Strategic Planning

A portion of The Marketing Plan incorporates Strategic Planning. This is the process when top management establishes the long-term direction of an organization. The basic steps in strategic planning include

  1. Assessing the organization’s environment and resources
  2. Defining the organization’s mission and purpose,
  3. Establishing the priority of organizational objectives, and
  4. Selecting the organizational strategies.

Environment & Resources

This refers to an evaluation of the uncontrollable variables (i.e., political changes, competition, new technology) and the financial and intellectual resources within a company. Is a law going to stamp out Internet phones, is Microsoft going to invade our space, do we have the talent to go where we choose, do we have the cash flow to survive.

The Technology Adoption Life Cycle

This must also be addressed within this section of the plan to ensure that the recommended tactics are appropriate for the intended target audience (to determine whether that audience is in the Innovators, Early Adopters, Early Majority, Late Majority or Laggards segment). The last thing that should be done is to apply the wrong tactical approach during the wrong adoption phase (i.e., consumer advertising when in the Innovator stages, versus beefed up pr and seeding campaigns).

Mission and Purpose

It is critical not to have a “strategy of the week” which occurs when a company can’t identify and decide a target customer. The overall company mission, incorporated into the plan, must clarify the areas of specialty that the corporation should pursue. Everything else should then line up with that mission.

Organizational Objectives

If the company is planning to grow, they may have to change its organizational structure–these suggested changes are often outlined in The Plan. Most new organizations have to change their organizational structure during growth from a small team of generalists (in marketing one person does PR, advertising, events, etc.) to a coordinated team of specialists. This is the stage (often between the 70 – 120 person range) when many companies experience their first taste of politics as people resist giving up responsibility–often resulting in an impasse.

This is the stage when many companies experience their first taste of politics…

At this stage, the company cannot move to the next level unless it regroups, specializes (either by training existing people to be specialist or hiring outside (determined by the speed of growth)) and then apply a more sophisticated management style to coordinate the larger team.

Included below is a link to a typical marketing organization. To see how each member interrelates, click on the position and you can view a corresponding job description. This specific example shows an optimal organizational structure as a company transitions between the generalist to the specialist stage (from 70 to 120 people). Later, as the department “plumps,” there is further diversification, often forming a hybrid.

Click HERE to view the Marketing Organizational Chart

Organizational Strategies

These strategies describe changes in the target market and any changes in the product (either by development or support) and cover both growth or consolidation.

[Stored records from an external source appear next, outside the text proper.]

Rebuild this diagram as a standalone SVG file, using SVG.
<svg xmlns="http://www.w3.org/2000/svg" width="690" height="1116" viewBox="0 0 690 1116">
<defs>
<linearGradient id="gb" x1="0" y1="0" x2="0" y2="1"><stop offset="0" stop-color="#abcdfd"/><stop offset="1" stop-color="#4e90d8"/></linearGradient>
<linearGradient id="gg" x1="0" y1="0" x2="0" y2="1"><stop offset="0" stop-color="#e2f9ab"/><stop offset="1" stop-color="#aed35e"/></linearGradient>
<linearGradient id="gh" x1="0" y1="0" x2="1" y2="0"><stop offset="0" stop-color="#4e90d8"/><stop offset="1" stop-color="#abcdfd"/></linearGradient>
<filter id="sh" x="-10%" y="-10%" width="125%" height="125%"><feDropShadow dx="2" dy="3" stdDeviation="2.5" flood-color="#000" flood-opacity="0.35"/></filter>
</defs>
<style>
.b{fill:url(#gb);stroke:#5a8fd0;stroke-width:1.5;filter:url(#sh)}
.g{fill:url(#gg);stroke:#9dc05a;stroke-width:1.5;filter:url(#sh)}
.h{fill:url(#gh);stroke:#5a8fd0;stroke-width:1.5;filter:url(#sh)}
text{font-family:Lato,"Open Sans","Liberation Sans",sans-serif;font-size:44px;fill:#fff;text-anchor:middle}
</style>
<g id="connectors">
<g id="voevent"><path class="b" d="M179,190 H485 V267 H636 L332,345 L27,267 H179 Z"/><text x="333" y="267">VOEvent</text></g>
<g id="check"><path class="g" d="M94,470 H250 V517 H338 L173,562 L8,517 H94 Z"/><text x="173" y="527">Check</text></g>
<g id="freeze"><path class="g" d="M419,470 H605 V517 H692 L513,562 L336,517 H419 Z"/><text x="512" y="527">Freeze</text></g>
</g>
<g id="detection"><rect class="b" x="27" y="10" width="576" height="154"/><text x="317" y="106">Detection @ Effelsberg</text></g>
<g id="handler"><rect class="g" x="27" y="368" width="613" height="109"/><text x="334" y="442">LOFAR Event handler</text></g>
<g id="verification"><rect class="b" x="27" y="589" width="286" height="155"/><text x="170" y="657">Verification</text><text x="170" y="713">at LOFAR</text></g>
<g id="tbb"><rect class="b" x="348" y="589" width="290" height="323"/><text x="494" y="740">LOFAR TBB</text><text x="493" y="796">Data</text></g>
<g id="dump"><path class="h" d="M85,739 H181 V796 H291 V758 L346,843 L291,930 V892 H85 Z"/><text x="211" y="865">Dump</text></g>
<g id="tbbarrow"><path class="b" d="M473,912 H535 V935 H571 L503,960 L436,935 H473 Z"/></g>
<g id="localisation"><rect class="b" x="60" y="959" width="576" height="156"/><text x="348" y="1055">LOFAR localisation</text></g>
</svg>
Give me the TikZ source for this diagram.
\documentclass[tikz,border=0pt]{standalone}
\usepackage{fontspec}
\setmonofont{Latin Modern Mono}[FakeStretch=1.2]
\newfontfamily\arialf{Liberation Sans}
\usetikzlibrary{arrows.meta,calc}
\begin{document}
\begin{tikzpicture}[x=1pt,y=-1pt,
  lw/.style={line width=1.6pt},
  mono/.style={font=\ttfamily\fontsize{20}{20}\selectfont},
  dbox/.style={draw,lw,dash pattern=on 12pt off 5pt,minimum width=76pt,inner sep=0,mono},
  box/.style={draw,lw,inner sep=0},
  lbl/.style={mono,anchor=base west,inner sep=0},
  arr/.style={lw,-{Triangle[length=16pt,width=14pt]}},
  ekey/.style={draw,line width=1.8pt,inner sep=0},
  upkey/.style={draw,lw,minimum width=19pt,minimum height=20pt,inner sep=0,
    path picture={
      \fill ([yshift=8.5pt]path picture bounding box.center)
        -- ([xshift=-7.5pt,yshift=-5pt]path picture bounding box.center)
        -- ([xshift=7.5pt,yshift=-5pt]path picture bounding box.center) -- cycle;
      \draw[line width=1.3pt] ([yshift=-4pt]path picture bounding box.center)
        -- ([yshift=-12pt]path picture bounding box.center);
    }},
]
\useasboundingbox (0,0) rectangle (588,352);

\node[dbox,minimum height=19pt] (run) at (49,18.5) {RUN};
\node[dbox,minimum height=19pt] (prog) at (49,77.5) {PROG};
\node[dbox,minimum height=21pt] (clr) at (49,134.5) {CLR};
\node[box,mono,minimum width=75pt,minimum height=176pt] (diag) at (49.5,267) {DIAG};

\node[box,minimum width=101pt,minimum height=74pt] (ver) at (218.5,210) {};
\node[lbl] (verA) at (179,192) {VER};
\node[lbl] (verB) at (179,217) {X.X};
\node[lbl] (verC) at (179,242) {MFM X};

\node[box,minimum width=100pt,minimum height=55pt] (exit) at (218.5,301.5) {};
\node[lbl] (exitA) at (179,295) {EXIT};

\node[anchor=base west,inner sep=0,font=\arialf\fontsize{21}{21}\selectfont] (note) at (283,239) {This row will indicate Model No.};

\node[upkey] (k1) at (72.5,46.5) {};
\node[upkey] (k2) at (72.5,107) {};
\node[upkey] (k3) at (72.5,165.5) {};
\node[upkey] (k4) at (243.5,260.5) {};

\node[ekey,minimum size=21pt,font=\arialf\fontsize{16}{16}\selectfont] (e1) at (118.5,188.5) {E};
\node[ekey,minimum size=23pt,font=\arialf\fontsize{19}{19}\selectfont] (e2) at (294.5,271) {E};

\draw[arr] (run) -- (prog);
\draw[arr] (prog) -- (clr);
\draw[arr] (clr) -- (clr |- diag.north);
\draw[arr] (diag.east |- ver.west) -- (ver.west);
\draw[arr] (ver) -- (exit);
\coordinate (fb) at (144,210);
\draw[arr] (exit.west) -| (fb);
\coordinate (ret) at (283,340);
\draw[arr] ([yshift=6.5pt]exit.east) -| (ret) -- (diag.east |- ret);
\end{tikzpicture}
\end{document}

Selecting an organizational strategy may require some research but the conclusions should be included in The Marketing Plan. This exercise ensures that a company doesn’t just carry on when a change is critical, or decide to get rid of a product before its time.

Growth Strategies

These describe methods for the organization to expand by either A) market penetration (increasing growth by lowering prices, increasing the sales force, advertising, etc.), B) product development (new products for new customer needs), C) market development (find new markets for existing products, i.e., foreign) and D) diversification (developing both new products for new markets).

Consolidation Strategies

These include:

  • Harvesting (a gradual decrease in resources to support a product, i.e., not advertising a stable but non-growth product)
  • Pruning (eliminate conflicting product lines, i.e., reducing the three Windows products down to two)
  • Retrenchment (offer the same line but retrench to the strongest line, i.e., still offer the DOS apps but only develop Windows apps), and
  • Divestment (sell off products that don’t “fit” the business core competencies, i.e., sell off print cartridges, and keep software).